构网型变流器中多模态低频振荡的相互阻尼排斥机制研究

The coupling between the synchronization loop (SC) and DC voltage control loop (DVC) of a virtual synchronous generator (VSG) controlled grid-forming converter (GFM) is prone to cause multi-modal low-frequency oscillations (LFO). These multi-modal oscillations consist of SC dominant LFO (SC- LFO) and DVC dominant LFO (DVC-LFO). In this paper, we investigate the mutual damping repulsion effect of multi-modal LFOs and reveal the mechanisms behind such phenomena by means of the damping torque method in the frequency domain. Analytical studies have found that, as the self-damping levels of SC and DVC increase, they exert incremental negative damping torque on each other.
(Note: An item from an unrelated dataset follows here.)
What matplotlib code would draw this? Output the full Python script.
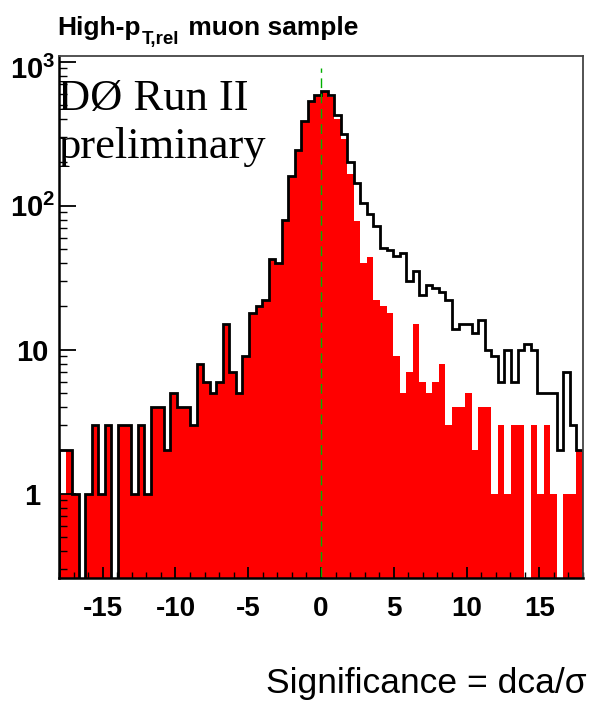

This interaction leads to an inverse variation in damping regulation of SC-LFO and DVC-LFO during the tuning of SC or DVC dynamic, ultimately causing the mutual repulsion phenomenon. Moreover, it has been proved that virtual damping in SC is not universally effective for LFOs stabilizing in GFM converter. Increased virtual damping ensures SC-LFO stability but may induce instability of DVC-LFO due to mutual repulsion. Finally, the analytical results are corroborated by both eigenvalue and time domain analysis.